_GIVEN REQUEST_
Pictures are not part of the copy. Retype the lines from the first one through the line that contains "from matplotlib.legend_handler import".

################

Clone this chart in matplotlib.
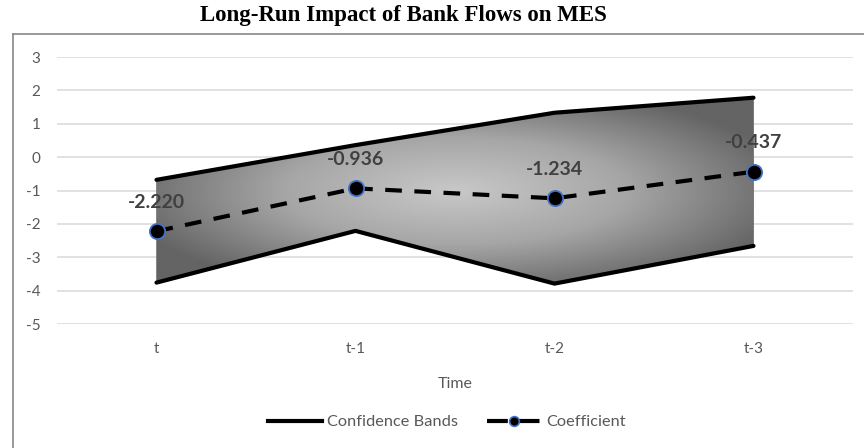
import numpy as np
import matplotlib
matplotlib.use("Agg")
import matplotlib.pyplot as plt
from matplotlib.lines import Line2D
from matplotlib.patches import Polygon
from matplotlib.colors import LinearSegmentedColormap
from matplotlib.legend_handler import HandlerTuple

# ---- data ----
categories = ["t", "t-1", "t-2", "t-3"]
coefficient = [-2.220, -0.936, -1.234, -0.437]
upper_band = [-0.68, 0.36, 1.33, 1.78]
lower_band = [-3.76, -2.21, -3.79, -2.66]
coef_labels = ["-2.220", "-0.936", "-1.234", "-0.437"]
y_ticks = [3, 2, 1, 0, -1, -2, -3, -4, -5]

W, H = 864, 448
plt.rcParams['font.family'] = ['Lato', 'DejaVu Sans']
plt.rcParams['axes.unicode_minus'] = False
fig = plt.figure(figsize=(W / 100, H / 100), dpi=100)

left, right, top, bottom = 57, 853, 57, 324
ax = fig.add_axes([left / W, 1 - bottom / H, (right - left) / W, (bottom - top) / H])

x = np.arange(len(categories))
ax.set_xlim(-0.5, len(categories) - 0.5)
ax.set_ylim(-5, 3)

# gridlines
ax.set_yticks(y_ticks)
ax.yaxis.grid(True, color="#d9d9d9", linewidth=1.1)
ax.set_axisbelow(True)
for s in ax.spines.values():
    s.set_visible(False)
ax.tick_params(axis="both", length=0, colors="#595959", labelsize=11)
ax.tick_params(axis="y", pad=12)
ax.tick_params(axis="x", pad=13)
ax.set_xticks(x)
ax.set_xticklabels(categories)
ax.set_xlabel("Time", color="#595959", fontsize=11.5, labelpad=15)

# gradient fill between bands
verts = list(zip(x, upper_band)) + list(zip(x[::-1], lower_band[::-1]))
poly = Polygon(verts, closed=True, facecolor="none", edgecolor="#707070", linewidth=0.6, zorder=2)
ax.add_patch(poly)
ymin, ymax = min(lower_band), max(upper_band)
nx, ny = 400, 200
gx = np.linspace(-1, 1, nx)
gy = np.linspace(-1, 1, ny)
GX, GY = np.meshgrid(gx, gy)
R = np.sqrt(GX ** 2 + GY ** 2)
R = np.clip(R / 1.15, 0, 1)
cmap = LinearSegmentedColormap.from_list("g", ["#c8c8c8", "#a6a6a6", "#646464"])
im = ax.imshow(R, cmap=cmap, extent=[x[0], x[-1], ymin, ymax], origin="lower",
               aspect="auto", zorder=1, vmin=0, vmax=1, interpolation="bilinear")
im.set_clip_path(poly)

# band lines
ax.plot(x, upper_band, color="black", linewidth=3, solid_capstyle="round", zorder=3)
ax.plot(x, lower_band, color="black", linewidth=3, solid_capstyle="round", zorder=3)

# coefficient
ax.plot(x, coefficient, color="black", linewidth=3, linestyle=(0, (4, 3)), zorder=4,
        marker="o", markersize=11, markerfacecolor="black", markeredgecolor="#4472C4",
        markeredgewidth=1.3)

for xi, yi, lab in zip(x, coefficient, coef_labels):
    ax.annotate(lab, (xi, yi), xytext=(0, 21), textcoords="offset points",
                ha="center", va="center", fontsize=14, fontweight="bold", color="#404040", zorder=5)

# title
fig.text(403 / W, 1 - 15 / H, "Long-Run Impact of Bank Flows on MES",
         ha="center", va="center", fontsize=16.5, fontweight="bold",
         family=["Liberation Serif", "DejaVu Serif"])

# chart border (left and top visible)
fig.add_artist(Line2D([13 / W, 13 / W], [0, 1 - 34 / H], transform=fig.transFigure,
                      color="#888888", linewidth=1.2))
fig.add_artist(Line2D([13 / W, 1], [1 - 34 / H, 1 - 34 / H], transform=fig.transFigure,
                      color="#888888", linewidth=1.2))

# legend
h1 = Line2D([], [], color="black", linewidth=3)
h2a = Line2D([], [], color="black", linewidth=3, linestyle=(0, (5.0, 2.6)))
h2b = Line2D([], [], linestyle="none", marker="o", markersize=7, markerfacecolor="black",
             markeredgecolor="#4472C4", markeredgewidth=1.2)
fig.legend([h1, (h2a, h2b)], ["Confidence Bands", "Coefficient"], loc="center",
           bbox_to_anchor=(447 / W, 1 - 422 / H), ncol=2, frameon=False, fontsize=11.8,
           handlelength=3.3, handletextpad=0.3, columnspacing=1.8, labelcolor="#595959",
           handler_map={tuple: HandlerTuple(ndivide=1)})

fig.savefig("out.png", dpi=100)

################

_WORKED SOLUTION_
Clone this chart in matplotlib.
import numpy as np
import matplotlib
matplotlib.use("Agg")
import matplotlib.pyplot as plt
from matplotlib.lines import Line2D
from matplotlib.patches import Polygon
from matplotlib.colors import LinearSegmentedColormap
from matplotlib.legend_handler import HandlerTuple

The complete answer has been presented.